CORNVILLE — What do you get using slices of red apple, green apple, some kiwi fruit, mini-marshmallows, a few grapes, pretzels, corn chips and you stick them together with caramel sauce?
Well, at the Cornville Regional Charter School, you get edible art.
The art class taught by Sally Baker, of Bingham, is one of four revolving courses of art and music at the charter school conducted as part of the regular curriculum each week. On a recent Wednesday afternoon as Baker and her students were making art with food, artist Shirleyanne Ratajczak, of Waterville, was teaching pottery, and musicians Elaine Loekle, of East Madison, and Gail Kelly, of Cornville, were giving music instruction, including singing songs with a roomful of kindergarten students.
School Principal Travis Works said the art and music groups, along with what he calls “student interest groups” for welding, jewelry-making, yoga, sign language, soccer, robotics, baby-sitters club, hiking and others offered by community volunteers twice a week, form an important part of the school day.
“It gives the students an opportunity to be exposed to a wide variety of things that they wouldn’t normally be exposed to,” Works said. “We find things the kids are interested in. The art and music piece is something we value greatly — they are part of the human experience.”
Works said a charter school is all about educating the whole child, and art and music are part of that goal along with the core content of math, language, science and agriculture.

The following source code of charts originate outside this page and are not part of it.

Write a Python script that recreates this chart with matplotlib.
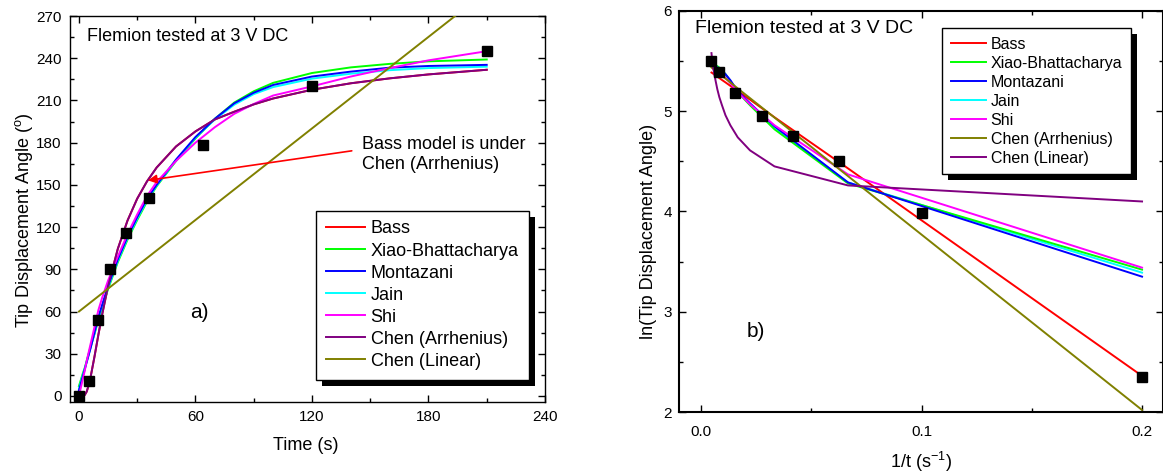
import numpy as np
import matplotlib.pyplot as plt
from matplotlib.patches import Rectangle
from matplotlib.transforms import IdentityTransform
from matplotlib.ticker import MultipleLocator

plt.rcParams['font.family'] = ['Liberation Sans', 'DejaVu Sans']
plt.rcParams['mathtext.fontset'] = 'custom'
plt.rcParams['mathtext.rm'] = 'Liberation Sans'
plt.rcParams['mathtext.it'] = 'Liberation Sans:italic'

# measured tip displacement of the Flemion sample
time_s = [0, 5, 10, 16, 24, 36, 64, 120, 210]
angle_deg = [0, 10.5, 54, 90, 116, 141, 178, 220, 245]

# model curves, time domain
fit_t = [0, 2, 3, 4, 5, 6, 8, 10, 12, 15, 20, 25, 30, 35, 40, 50, 60, 70, 80,
         90, 100, 120, 140, 160, 180, 210]
chen_arr = [0, 0.04, 0.7, 3.1, 7.5, 13.4, 27.9, 43.4, 58.2, 78, 104.5, 124.6,
            140.2, 152.4, 162.3, 177.3, 188, 196.5, 202, 207.2, 211.4, 217.6,
            222.2, 225.7, 228.5, 231.8]
bass = chen_arr  # identical to Chen (Arrhenius) in this panel
xiao = [7, 16, 20, 25, 30, 35, 44, 54, 63, 76, 95, 111, 125, 138, 149, 167,
        183, 197, 208.5, 216.5, 222.5, 229.5, 233.5, 236, 237.8, 239.1]
montazani = [4, 14, 19, 24, 29, 34, 45, 56, 65, 78, 97, 113, 127, 140, 150,
             168, 184, 197, 208, 215.5, 221, 227, 230.5, 233.3, 234.5, 235.3]
jain = [5, 15, 19.5, 24.5, 29.5, 34.5, 44.5, 55, 64, 77, 96, 112, 126, 139,
        149.5, 167.5, 183.5, 196.5, 207, 214.5, 219.5, 225.5, 229, 231.5, 233,
        234]
shi = [0, 12, 18, 25, 31, 37, 49, 61, 70, 82, 99, 115, 129, 142, 152, 167,
       180, 191, 200.5, 207.5, 213.5, 220, 227, 233, 238.5, 245]
lin_t = [0, 240]
chen_lin = [60, 320.2]

# model curves, ln(angle) against 1/t
grid_t = [5, 15, 30, 45, 60, 75, 90, 105, 120, 135, 150, 165, 180, 195, 210]
ln_bass = [2.36, 4.43, 4.94, 5.116, 5.202, 5.253, 5.288, 5.312, 5.331, 5.345,
           5.357, 5.366, 5.374, 5.381, 5.386]
ln_xiao = [3.42, 4.28, 4.82, 5.06, 5.19, 5.30, 5.37, 5.41, 5.435, 5.45, 5.46,
           5.465, 5.47, 5.474, 5.477]
ln_montazani = [3.35, 4.29, 4.85, 5.08, 5.20, 5.31, 5.37, 5.405, 5.425,
                5.438, 5.447, 5.453, 5.457, 5.459, 5.461]
ln_jain = [3.39, 4.29, 4.84, 5.07, 5.195, 5.30, 5.365, 5.40, 5.42, 5.433,
           5.442, 5.448, 5.452, 5.455, 5.457]
ln_shi = [3.44, 4.37, 4.86, 5.07, 5.19, 5.28, 5.335, 5.37, 5.394, 5.415,
          5.437, 5.457, 5.474, 5.488, 5.50]
ln_chen_arr = [2.02, 4.353, 4.937, 5.131, 5.228, 5.287, 5.326, 5.353, 5.374,
               5.390, 5.403, 5.414, 5.423, 5.430, 5.437]
ln_chen_lin = [4.10, 4.26, 4.45, 4.61, 4.74, 4.86, 4.96, 5.06, 5.14, 5.22,
               5.30, 5.37, 5.43, 5.50, 5.58]

RED, GREEN, BLUE = '#ff0000', '#00ff00', '#0000ff'
CYAN, MAGENTA = '#00ffff', '#ff00ff'
PURPLE, OLIVE = '#800080', '#808000'
LW = 1.4


def style_axes(ax, spine_w):
    for s in ax.spines.values():
        s.set_linewidth(spine_w)
    ax.tick_params(which='both', direction='in', top=True, right=True,
                   labelsize=11, width=1)
    ax.tick_params(which='major', length=5)
    ax.tick_params(which='minor', length=3)


def boxed_legend(ax, fig, anchor, fs, spacing, off=6):
    leg = ax.legend(loc='upper left', bbox_to_anchor=anchor, fontsize=fs,
                    frameon=True, fancybox=False, framealpha=1,
                    edgecolor='black', borderaxespad=0, handlelength=2.2,
                    handletextpad=0.3, labelspacing=spacing, borderpad=0.55)
    leg.get_frame().set_linewidth(1.0)
    fig.canvas.draw()
    bb = leg.get_window_extent()
    ax.add_patch(Rectangle((bb.x0 + off, bb.y0 - off), bb.width, bb.height,
                           transform=IdentityTransform(), facecolor='black',
                           edgecolor='none', zorder=4.9, clip_on=False))


fig = plt.figure(figsize=(11.63, 4.74), dpi=100)

# ---- a) angle against time ----
ax1 = fig.add_axes([0.0602, 0.1519, 0.4084, 0.8143])
ax1.plot(fit_t, bass, color=RED, lw=LW, label='Bass', zorder=2)
ax1.plot(fit_t, xiao, color=GREEN, lw=LW, label='Xiao-Bhattacharya', zorder=2.1)
ax1.plot(fit_t, montazani, color=BLUE, lw=LW, label='Montazani', zorder=2.3)
ax1.plot(fit_t, jain, color=CYAN, lw=LW, label='Jain', zorder=2.2)
ax1.plot(fit_t, shi, color=MAGENTA, lw=LW, label='Shi', zorder=2.4)
ax1.plot(fit_t, chen_arr, color=PURPLE, lw=LW, label='Chen (Arrhenius)', zorder=2.5)
ax1.plot(lin_t, chen_lin, color=OLIVE, lw=LW, label='Chen (Linear)', zorder=2.6)
ax1.plot(time_s, angle_deg, 's', color='black', ms=6.5, zorder=3)

ax1.set_xlim(-4.6, 240)
ax1.set_ylim(-4.3, 270)
ax1.xaxis.set_major_locator(MultipleLocator(60))
ax1.xaxis.set_minor_locator(MultipleLocator(30))
ax1.yaxis.set_major_locator(MultipleLocator(30))
ax1.yaxis.set_minor_locator(MultipleLocator(15))
style_axes(ax1, 1.0)
ax1.tick_params(which='both', pad=6)
ax1.set_xlabel('Time (s)', fontsize=13)
ax1.set_ylabel('Tip Displacement Angle ($^{\\mathrm{o}}$)', fontsize=13)
ax1.xaxis.set_label_coords(0.497, -0.091)
ax1.yaxis.set_label_coords(-0.074, 0.47)

ax1.text(0.035, 0.948, 'Flemion tested at 3 V DC', transform=ax1.transAxes,
         fontsize=13, va='center')
ax1.text(0.272, 0.231, 'a)', transform=ax1.transAxes, fontsize=15,
         ha='center', va='center')
ax1.annotate('', xy=(35.5, 153.2), xytext=(140.5, 174.2),
             arrowprops=dict(arrowstyle='-|>', color=RED, lw=1.2,
                             mutation_scale=13, shrinkA=0, shrinkB=0))
ax1.text(146, 171.7, 'Bass model is under\nChen (Arrhenius)', fontsize=13,
         va='center', ha='left')

boxed_legend(ax1, fig, (0.517, 0.496), 13, 0.28)

# ---- b) ln(angle) against 1/t ----
ax2 = fig.add_axes([0.5838, 0.1308, 0.4162, 0.846])
inv_grid = 1.0 / np.array(grid_t)
ax2.plot(inv_grid, ln_bass, color=RED, lw=LW, label='Bass')
ax2.plot(inv_grid, ln_xiao, color=GREEN, lw=LW, label='Xiao-Bhattacharya')
ax2.plot(inv_grid, ln_montazani, color=BLUE, lw=LW, label='Montazani')
ax2.plot(inv_grid, ln_jain, color=CYAN, lw=LW, label='Jain', zorder=1.9)
ax2.plot(inv_grid, ln_shi, color=MAGENTA, lw=LW, label='Shi')
ax2.plot(inv_grid, ln_chen_arr, color=OLIVE, lw=LW, label='Chen (Arrhenius)')
ax2.plot(inv_grid, ln_chen_lin, color=PURPLE, lw=LW, label='Chen (Linear)')
ax2.plot(1.0 / np.array(time_s[1:]), np.log(angle_deg[1:]), 's',
         color='black', ms=6.5, zorder=3)

ax2.set_xlim(-0.00998, 0.2095)
ax2.set_ylim(2, 6)
ax2.xaxis.set_major_locator(MultipleLocator(0.1))
ax2.xaxis.set_minor_locator(MultipleLocator(0.05))
ax2.yaxis.set_major_locator(MultipleLocator(1))
ax2.yaxis.set_minor_locator(MultipleLocator(0.5))
ax2.xaxis.set_major_formatter(lambda v, p: f'{v:.1f}')
style_axes(ax2, 1.5)
ax2.tick_params(axis='x', which='both', pad=9.5)
ax2.tick_params(axis='y', which='both', pad=5)
ax2.set_xlabel('1/t (s$^{-1}$)', fontsize=13)
ax2.set_ylabel('ln(Tip Displacement Angle)', fontsize=13)
ax2.xaxis.set_label_coords(0.501, -0.095)
ax2.yaxis.set_label_coords(-0.045, 0.45)

ax2.text(0.033, 0.957, 'Flemion tested at 3 V DC', transform=ax2.transAxes,
         fontsize=14, va='center')
ax2.text(0.158, 0.2, 'b)', transform=ax2.transAxes, fontsize=15,
         ha='center', va='center')

boxed_legend(ax2, fig, (0.543, 0.958), 11.5, 0.25)

fig.savefig('out.png', dpi=100)
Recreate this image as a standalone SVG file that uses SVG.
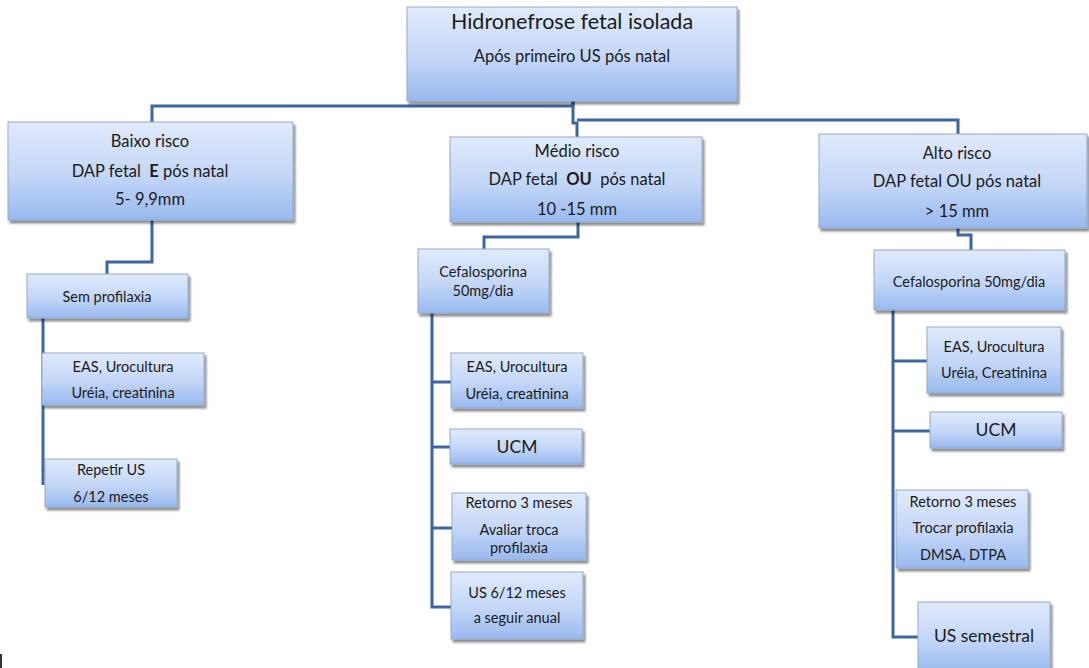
<svg xmlns="http://www.w3.org/2000/svg" width="1089" height="668" viewBox="0 0 1089 668">
  <defs>
    <linearGradient id="boxFill" x1="0" y1="0" x2="0" y2="1">
      <stop offset="0" stop-color="#e0eafb"/>
      <stop offset="0.55" stop-color="#c3d6f7"/>
      <stop offset="1" stop-color="#98b9ef"/>
    </linearGradient>
    <filter id="shadow" x="-10%" y="-10%" width="125%" height="130%">
      <feGaussianBlur in="SourceAlpha" stdDeviation="1.2"/>
      <feOffset dx="2" dy="2.5" result="b"/>
      <feComponentTransfer><feFuncA type="linear" slope="0.45"/></feComponentTransfer>
      <feMerge><feMergeNode/><feMergeNode in="SourceGraphic"/></feMerge>
    </filter>
  </defs>
  <style>
    .box { fill: url(#boxFill); stroke: #93a9cc; stroke-width: 1; filter: url(#shadow); }
    .lnk { fill: none; stroke: #3b66a1; stroke-width: 3; stroke-linejoin: miter; }
    text { font-family: Lato, "Open Sans", "Liberation Sans", sans-serif; fill: #1b1b1b; text-anchor: middle; }
    .t1 { font-size: 21.5px; }
    .t2 { font-size: 16.5px; }
    .t3 { font-size: 14.5px; }
    .t4 { font-size: 17.5px; }
    .b { font-weight: bold; }
  </style>

  <!-- connectors -->
  <g id="connectors">
    <path class="lnk" d="M573 100 V106 H152 V122"/>
    <path class="lnk" d="M573 100 V123 H577 V138"/>
    <path class="lnk" d="M577 120 H958 V134"/>
    <path class="lnk" d="M152 220 V262 H107 V274"/>
    <path class="lnk" d="M43 318 V485"/>
    <path class="lnk" d="M578 222 V237 H484 V249"/>
    <path class="lnk" d="M432 313 V607 H451 M432 382 H451 M432 447 H450 M432 528 H452"/>
    <path class="lnk" d="M958 228 V235 H971 V250"/>
    <path class="lnk" d="M893 310 V637 H918 M893 361 H927 M893 431 H930"/>
  </g>

  <g id="root">
    <rect class="box" x="407" y="7" width="330" height="94"/>
    <text class="t1" x="572" y="29">Hidronefrose fetal isolada</text>
    <text class="t2" x="572" y="62">Após primeiro US pós natal</text>
  </g>

  <g id="baixo">
    <rect class="box" x="8" y="122" width="285" height="98"/>
    <text class="t2" x="150" y="147">Baixo risco</text>
    <text class="t2" x="150" y="177">DAP fetal&#160; <tspan class="b">E</tspan> pós natal</text>
    <text class="t2" x="150" y="205">5- 9,9mm</text>
  </g>

  <g id="medio">
    <rect class="box" x="450" y="137" width="252" height="85"/>
    <text class="t2" x="577" y="157">Médio risco</text>
    <text class="t2" x="577" y="185">DAP fetal&#160; <tspan class="b">OU</tspan>&#160; pós natal</text>
    <text class="t2" x="577" y="215">10 -15 mm</text>
  </g>

  <g id="alto">
    <rect class="box" x="819" y="134" width="268" height="94"/>
    <text class="t2" x="957" y="159">Alto risco</text>
    <text class="t2" x="957" y="187">DAP fetal OU pós natal</text>
    <text class="t2" x="957" y="217">&gt; 15 mm</text>
  </g>

  <g id="sem-profilaxia">
    <rect class="box" x="27" y="274" width="161" height="44"/>
    <text class="t3" x="107" y="302">Sem profilaxia</text>
  </g>

  <g id="baixo-exames">
    <rect class="box" x="42" y="353" width="162" height="52"/>
    <text class="t3" x="123" y="372">EAS, Urocultura</text>
    <text class="t3" x="123" y="398">Uréia, creatinina</text>
  </g>

  <g id="baixo-us">
    <rect class="box" x="45" y="459" width="132" height="48"/>
    <text class="t3" x="111" y="475">Repetir US</text>
    <text class="t3" x="111" y="502">6/12 meses</text>
  </g>

  <g id="medio-cefalosporina">
    <rect class="box" x="418" y="249" width="131" height="64"/>
    <text class="t3" x="483" y="277">Cefalosporina</text>
    <text class="t3" x="483" y="296">50mg/dia</text>
  </g>

  <g id="medio-exames">
    <rect class="box" x="451" y="353" width="132" height="55"/>
    <text class="t3" x="517" y="372">EAS, Urocultura</text>
    <text class="t3" x="517" y="399">Uréia, creatinina</text>
  </g>

  <g id="medio-ucm">
    <rect class="box" x="450" y="429" width="132" height="35"/>
    <text class="t4" x="517" y="453">UCM</text>
  </g>

  <g id="medio-retorno">
    <rect class="box" x="452" y="493" width="134" height="67"/>
    <text class="t3" x="519" y="508">Retorno 3 meses</text>
    <text class="t3" x="519" y="535">Avaliar troca</text>
    <text class="t3" x="519" y="553">profilaxia</text>
  </g>

  <g id="medio-us">
    <rect class="box" x="451" y="572" width="132" height="67"/>
    <text class="t3" x="517" y="598">US 6/12 meses</text>
    <text class="t3" x="517" y="623">a seguir anual</text>
  </g>

  <g id="alto-cefalosporina">
    <rect class="box" x="874" y="250" width="191" height="60"/>
    <text class="t3" x="969" y="287">Cefalosporina 50mg/dia</text>
  </g>

  <g id="alto-exames">
    <rect class="box" x="927" y="327" width="134" height="66"/>
    <text class="t3" x="994" y="352">EAS, Urocultura</text>
    <text class="t3" x="994" y="378">Uréia, Creatinina</text>
  </g>

  <g id="alto-ucm">
    <rect class="box" x="930" y="412" width="132" height="36"/>
    <text class="t4" x="996" y="436">UCM</text>
  </g>

  <g id="alto-retorno">
    <rect class="box" x="896" y="490" width="132" height="78"/>
    <text class="t3" x="963" y="507">Retorno 3 meses</text>
    <text class="t3" x="963" y="533">Trocar profilaxia</text>
    <text class="t3" x="963" y="560">DMSA, DTPA</text>
  </g>

  <g id="alto-us">
    <rect class="box" x="918" y="602" width="132" height="70"/>
    <text class="t4" x="984" y="642">US semestral</text>
  </g>

  <!-- stray edge mark, lower left -->
  <rect x="0" y="654" width="2" height="14" fill="#333"/>
</svg>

The art and music projects run for nine weeks, then students switch so that they get instruction from both artists and both musicians. Loekle and Kelly work together some of the time, then break off into separate groups in which Kelly focuses on music theory and Loekle focuses on violin instruction and appreciation, Works said.
One provides the live music in the combined sessions, while the other teaches rhythm and dance.
Charter schools, like the Cornville school and the Maine Academy of Arts and Science on the campus of Good Will-Hinckley, are public schools that are allowed the freedom to be more innovative while being held accountable for advancing student achievement. Because they are public schools, they are open to all children, do not charge tuition and have no special entrance requirements.
The state is now billed directly for students who attend charter schools in Maine. Until this year, local school districts paid tuition for all students living within the district who attended the charter schools. The payment process created huge expenses for local districts. The Cornville school’s annual budget is $1.1 million.
In the arts and music classes this past week, students got their hands into gray clay that was mined locally on land owned by the parents of Justin Belanger, the school’s executive director.
“We’re making clay bowls,” said Aiden Belanger, Justin and Sandy Belanger’s son, during pottery lessons.
“I love it,” fellow student Logan Fowler, of Skowhegan, said of the class. “It’s fun. I’m learning how to mold clay and what kind of clay it is.”
Ratajczak, the pottery instructor, said students processed the natural clay to be worked last week by mixing it with water and then running it through cloth to take out unwanted particles.
The end results could make for some nice cereal bowls or a soup bowl for a possible soup supper at the school.
Over at the edible arts class, Baker and about eight of her students were busy trying to figure out just what to do with the cut-up fruit, pretzel pieces and caramel. It wasn’t easy projecting what a work of art might look like at first when the pieces were still ordinary food, the students said.
“Edible art is you make something and then you eat it,” student Clara Jewell said, assembling her apple slices into a triple decker with toothpicks. “I have no idea what mine is yet.”
Baker said that so far she and her students have done self portraits, which are on display in the hall, drawings and sketches for a mosaic project they will do later and some designs on graph paper. Baker also teaches yoga at the school and supervises weaving and jewelry making.
“This is the fourth week of the project, and we get to do edible art. They have to make it and then eat it after they explain what it is,” she said. “After everybody is done, we discuss what they’ve made and then everybody gets to eat it and clean up. It’s not your typical art class. We’re trying to make it somewhat healthy — edible art.”
The Cornville Regional Charter School, with 60 students in kindergarten through grade six, opened in October 2012 as the first elementary education charter school in Maine. The school now has an enrollment of 121 students in kindergarten through grade eight from towns all over the region.
Built as a consolidated school in 1956 and remodeled with a new wing in 1990, the Cornville school was closed by School Administrative District 54 in 2010 to cut costs. The town took over the school in June of that year, agreeing to raise $25,000 to heat and maintain the building. A group of residents led by parent Justin Belanger composed a 650-page application to open a charter school that would teach everyday skills, including cooking, knitting, gardening and woodworking, along with classroom lessons based on Maine Learning Results.
The instruction for reading, writing and math is connected to the Common Core Standards, Works said.
“In the future we will be able to pinpoint specific targets or learning goals for both art and music to make sure that students have mastery, which we currently do for the core subject areas,” he said.